Il negoziato di pace ha avuto, peraltro, un nuovo momento di rallentamento a settembre, dopo che la Corte suprema colombiana ha confermato in ultima istanza la condanna a 31 anni di carcere per il leader delle Farc Timoleón Jiménez, e di due comandanti dell'organizzazione, che sono tra i negoziatori all'Avana.
Il 15 ottobre 2013 è terminato l'ennesimo round di colloqui di pace, incentrato sulla partecipazione politica, per la prima volta senza il rilascio del consueto comunicato congiunto e ancora senza accordo sul tema.
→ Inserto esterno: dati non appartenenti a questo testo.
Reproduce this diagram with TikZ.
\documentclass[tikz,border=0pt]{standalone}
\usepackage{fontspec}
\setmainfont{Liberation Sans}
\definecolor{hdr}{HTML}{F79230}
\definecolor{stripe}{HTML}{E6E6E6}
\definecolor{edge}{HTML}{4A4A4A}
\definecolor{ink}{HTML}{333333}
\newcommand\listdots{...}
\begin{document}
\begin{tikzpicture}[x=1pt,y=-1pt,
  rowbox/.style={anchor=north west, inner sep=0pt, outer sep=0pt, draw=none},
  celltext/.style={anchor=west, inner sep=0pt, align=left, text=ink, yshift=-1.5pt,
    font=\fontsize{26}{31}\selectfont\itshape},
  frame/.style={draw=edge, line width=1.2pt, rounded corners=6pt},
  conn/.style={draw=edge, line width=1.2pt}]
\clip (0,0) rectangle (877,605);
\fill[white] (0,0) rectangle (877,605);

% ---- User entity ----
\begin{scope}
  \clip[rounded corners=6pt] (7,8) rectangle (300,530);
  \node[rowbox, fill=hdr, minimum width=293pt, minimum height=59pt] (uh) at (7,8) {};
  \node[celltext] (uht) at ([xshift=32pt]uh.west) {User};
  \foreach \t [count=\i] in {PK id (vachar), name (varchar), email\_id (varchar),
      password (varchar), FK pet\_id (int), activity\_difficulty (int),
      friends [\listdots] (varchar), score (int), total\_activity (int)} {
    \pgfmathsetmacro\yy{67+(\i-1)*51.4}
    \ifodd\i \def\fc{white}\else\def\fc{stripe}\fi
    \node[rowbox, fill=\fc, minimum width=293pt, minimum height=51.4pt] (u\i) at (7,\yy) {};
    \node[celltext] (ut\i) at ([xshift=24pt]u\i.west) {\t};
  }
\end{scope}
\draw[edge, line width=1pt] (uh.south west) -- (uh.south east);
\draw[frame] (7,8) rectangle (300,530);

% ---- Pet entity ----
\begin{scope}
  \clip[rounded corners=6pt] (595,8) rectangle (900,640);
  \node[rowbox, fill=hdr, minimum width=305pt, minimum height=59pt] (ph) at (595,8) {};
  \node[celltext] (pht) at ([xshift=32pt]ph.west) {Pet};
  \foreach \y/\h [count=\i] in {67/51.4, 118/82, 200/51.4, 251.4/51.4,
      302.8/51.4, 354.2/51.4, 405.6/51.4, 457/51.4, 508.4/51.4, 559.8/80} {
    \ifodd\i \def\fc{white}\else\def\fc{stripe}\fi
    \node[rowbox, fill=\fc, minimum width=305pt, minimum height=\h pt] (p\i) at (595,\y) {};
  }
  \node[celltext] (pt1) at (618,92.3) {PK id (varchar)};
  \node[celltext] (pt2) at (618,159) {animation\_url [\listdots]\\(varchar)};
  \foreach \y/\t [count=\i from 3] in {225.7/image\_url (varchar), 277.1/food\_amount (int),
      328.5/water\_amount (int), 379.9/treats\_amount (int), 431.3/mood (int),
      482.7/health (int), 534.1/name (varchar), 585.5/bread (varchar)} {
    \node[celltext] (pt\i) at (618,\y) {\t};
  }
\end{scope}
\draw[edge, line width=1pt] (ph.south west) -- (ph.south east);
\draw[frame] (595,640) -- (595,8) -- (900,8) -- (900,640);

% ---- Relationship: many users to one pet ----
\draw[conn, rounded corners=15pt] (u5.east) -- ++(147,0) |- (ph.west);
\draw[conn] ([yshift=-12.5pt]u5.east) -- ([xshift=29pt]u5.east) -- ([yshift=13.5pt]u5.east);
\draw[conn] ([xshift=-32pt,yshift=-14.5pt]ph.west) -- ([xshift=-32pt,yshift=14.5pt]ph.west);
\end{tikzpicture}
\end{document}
Nonostante le reciproche accuse di "lentezza" nel processo le parti hanno fissato per il 23 ottobre la ripresa dei colloqui.
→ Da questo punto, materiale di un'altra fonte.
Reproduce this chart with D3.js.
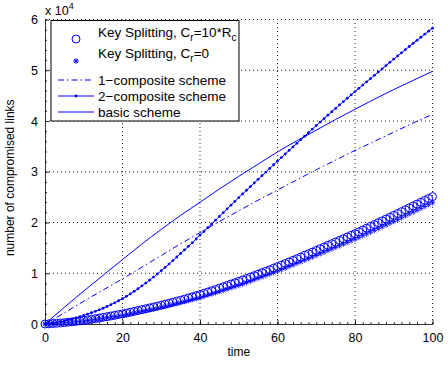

L'associazione Colombia Vive!
La rete italiana di solidarietà Colombia Vive! è un'associazione di promozione sociale formata da enti locali del Veneto, Umbria, Toscana, Lazio, Liguria, e da numerose organizzazioni di volontariato italiane, che si occupa della difesa dei diritti umani in Colombia e della difesa degli operatori per i diritti umani.
L'Associazione si propone di sostenere, proteggere e diffondere l'esperienza dei processi di costruzione della pace che vengono proposti dalla popolazione civile, come le comunità di Pace e in Resistenza Civile, i Movimenti indigeni, Afro-discendenti e da tutte le organizzazioni che difendono i diritti umani, legittimandole a livello nazionale e internazionale.
Esponenti di Colombia Vive! sono stati ascoltati, il 2 ottobre 2008, dal Comitato permanente sui diritti umani della Commissione Affari esteri della Camera nell'ambito dell'indagine conoscitiva sulle violazioni dei diritti umani nel mondo svolta nel corso della XVI legislatura.
Nel corso dell'audizione gli intervenuti hanno rappresentato la realtà di talune comunità colombiane che hanno scelto la neutralità e la pratica della non violenza, rifiutandosi di appoggiare gli attori armati del conflitto, in un paese dove la guerra ultracinquantennale legata anche al traffico della cocaina è responsabile di quasi 300 mila morti e 3 milioni di sfollati interni, ammassati nelle periferie delle grandi città.
Nel contesto della medesima indagine conoscitiva sulle violazioni dei diritti umani nel mondo il 18 maggio 2010 è intervenuto presso il Comitato permanente sui diritti umani il coordinatore dell'Ufficio internazionale per i diritti umani di Azione Colombia (OIDHACO), Emmanuel Raison.